The journey home is an enjoyable ride through some beautiful essex and suffolk villages.

Trip to Aarhus for a Confirmation

Today I rode the 180 mile round trip to Aarhus to join Niels in his 13 year old son’s Confirmation. This is a big family event involving a church ceremony followed by a lavish party with speeches and songs – about Albert, his son. It was a real insight into Danish family culture. People were hugely generous and went out of their way to speak English to me.

Niels reading out In the church

On the way back I tapped in the wrong address to my GPS. I put in the address I’d just come from instead of the hotel in Odense. As a result I got badly confused and in fact ended up turning into a junction going the wrong way in the traffic. It was a really ragged period of riding – but I made it back in once piece.

Journey detail: 180miles Average speed 55.3mph; max 92.9mph; moving time 3 hours 15 minutes.

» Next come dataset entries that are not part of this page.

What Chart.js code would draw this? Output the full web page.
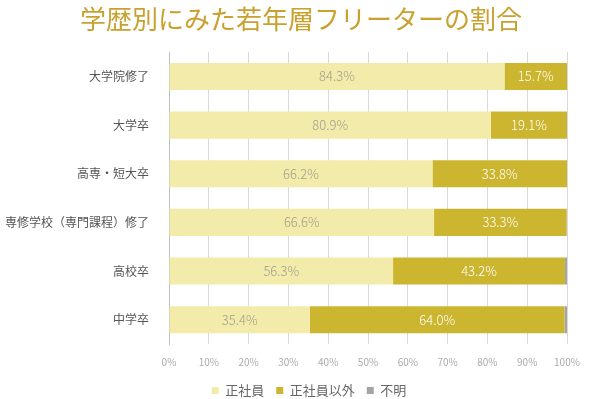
<!DOCTYPE html>
<html>
<head>
<meta charset="utf-8">
<script src="https://cdn.jsdelivr.net/npm/chart.js@4"></script>
<style>
  html, body { margin: 0; padding: 0; background: #fff; }
  #wrap { width: 600px; height: 399px; position: relative; }
</style>
</head>
<body>
<div id="wrap"><canvas id="chart"></canvas></div>
<script>
// 学歴別にみた若年層フリーターの割合
const categories = ['大学院修了', '大学卒', '高専・短大卒', '専修学校（専門課程）修了', '高校卒', '中学卒'];
const seriesNames = ['正社員', '正社員以外', '不明'];
const regular = [84.3, 80.9, 66.2, 66.6, 56.3, 35.4];
const nonRegular = [15.7, 19.1, 33.8, 33.3, 43.2, 64.0];
const unknown = [0, 0, 0, 0.1, 0.5, 0.6];
const xTicks = [0, 10, 20, 30, 40, 50, 60, 70, 80, 90, 100];

const FONT = '"Noto Sans CJK JP", "Noto Sans", sans-serif';

// draw value labels in the middle of each bar (no datalabels plugin available)
const barLabels = {
  id: 'barLabels',
  afterDatasetsDraw(chart){
    const ctx = chart.ctx;
    ctx.save();
    ctx.font = '300 13px ' + FONT;
    ctx.textAlign = 'center';
    ctx.textBaseline = 'middle';
    chart.data.datasets.forEach((ds, i) => {
      if(!ds.labelColor) return;
      const meta = chart.getDatasetMeta(i);
      meta.data.forEach((bar, j) => {
        const v = ds.data[j];
        if(!v) return;
        const x = (bar.x + bar.base) / 2;
        ctx.fillStyle = ds.labelColor;
        ctx.fillText(v.toFixed(1) + '%', x, bar.y);
      });
    });
    ctx.restore();
  }
};

// centre title and legend like the original, not on the padded layout box
const recenter = {
  id: 'recenter',
  afterLayout(chart){
    if(chart.titleBlock){
      chart.titleBlock.left = 2;
      chart.titleBlock.right = chart.width;
    }
    if(chart.legend){
      chart.legend.left = 28;
      chart.legend.right = 590;
    }
  }
};

new Chart(document.getElementById('chart'), {
  type: 'bar',
  data: {
    labels: categories,
    datasets: [
      { label: seriesNames[0], data: regular, backgroundColor: '#F2EBA9', labelColor: '#a09f90' },
      { label: seriesNames[1], data: nonRegular, backgroundColor: '#CCB630', labelColor: '#ffffff' },
      { label: seriesNames[2], data: unknown, backgroundColor: '#A5A5A5' },
    ]
  },
  options: {
    indexAxis: 'y',
    responsive: true,
    maintainAspectRatio: false,
    animation: false,
    layout: { padding: { left: 6, right: 33, top: 0, bottom: -8 } },
    datasets: { bar: { categoryPercentage: 0.557, barPercentage: 1.0 } },
    plugins: {
      title: {
        display: true,
        text: '学歴別にみた若年層フリーターの割合',
        color: '#C9A12E',
        font: { family: FONT, size: 26, weight: 'normal' },
        padding: { top: 4, bottom: 17 }
      },
      legend: {
        position: 'bottom',
        labels: {
          color: '#666',
          font: { family: FONT, size: 13 },
          boxWidth: 7, boxHeight: 7,
          padding: 12
        }
      },
      tooltip: { enabled: false }
    },
    scales: {
      x: {
        stacked: true,
        min: 0, max: 100,
        afterBuildTicks: (axis) => { axis.ticks = xTicks.map(v => ({ value: v })); },
        afterFit: (axis) => { axis.height = 28; },
        ticks: {
          color: '#aaaaaa',
          font: { family: FONT, size: 10 },
          callback: (v) => v + '%',
          padding: 12
        },
        grid: { color: '#d9d9d9', drawTicks: false },
        border: { display: false }
      },
      y: {
        stacked: true,
        afterFit: (axis) => { axis.width = 163; },
        ticks: { color: '#555', font: { family: FONT, size: 12 }, padding: 12 },
        grid: { display: false },
        border: { display: true, color: '#bfbfbf' }
      }
    }
  },
  plugins: [barLabels, recenter]
});
</script>
</body>
</html>
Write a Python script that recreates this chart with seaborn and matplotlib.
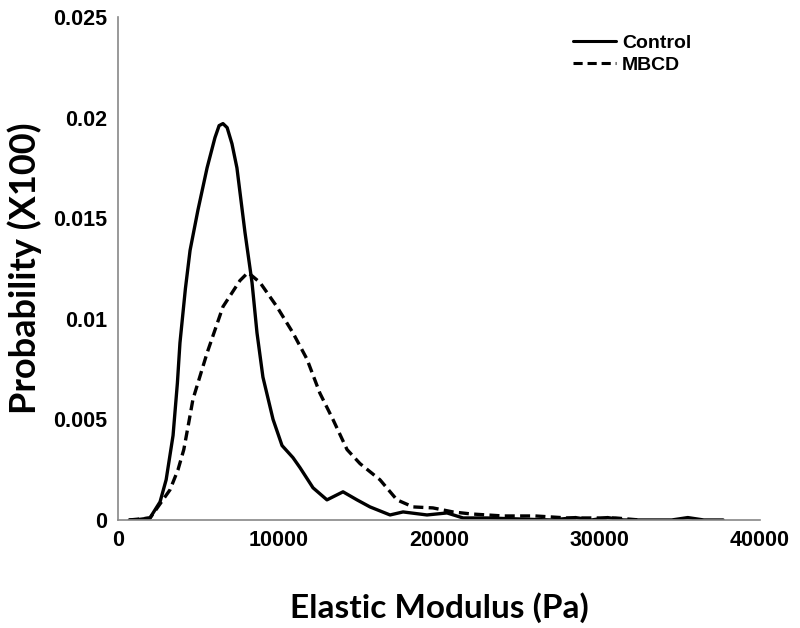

A trip to Faaborg and Langeland

Faaborg is a pretty little town with a marina about 30k south of here on the coast and is lovely to cruise around in this beautiful Northern European sun that lights up the terracotta tiles on every roof here. An old south African man made conversation over my bike, saying that it looked Japanese. Some people want to know everything, so after I had told him, yes I had been a nurse, he told me how he had been operated on by Christian Bernard – well, it was actually his brother and he used to know his daughter too, his kidney was smashed and two men arrived in the hospital in dress suits having been called away from dinner, one of them being Christian Bernard’s brother – presumably. The town has a small cobbled market that sells plants and flowers and features a supposedly controversial statue of a giant drinking from a cow’s udder.

Faaborg 18th c merchant house museum in Faaborg



From there I rode along the coast toward Svendborg looking for the bridge over to a small long thin island called Langeland (I wonder why). Of course I got lost and ended up on a small island called – I cant find it in the guidebook. But thanks to my trusty GPs, I made my way across huge bridges to my goal.

Very rural but with a surprising amount of traffic. Ah, but getting back: what a gusty side wind, scary. Phew. No wonder I am having two glasses of wine before 5pm. Pics on my Flickr.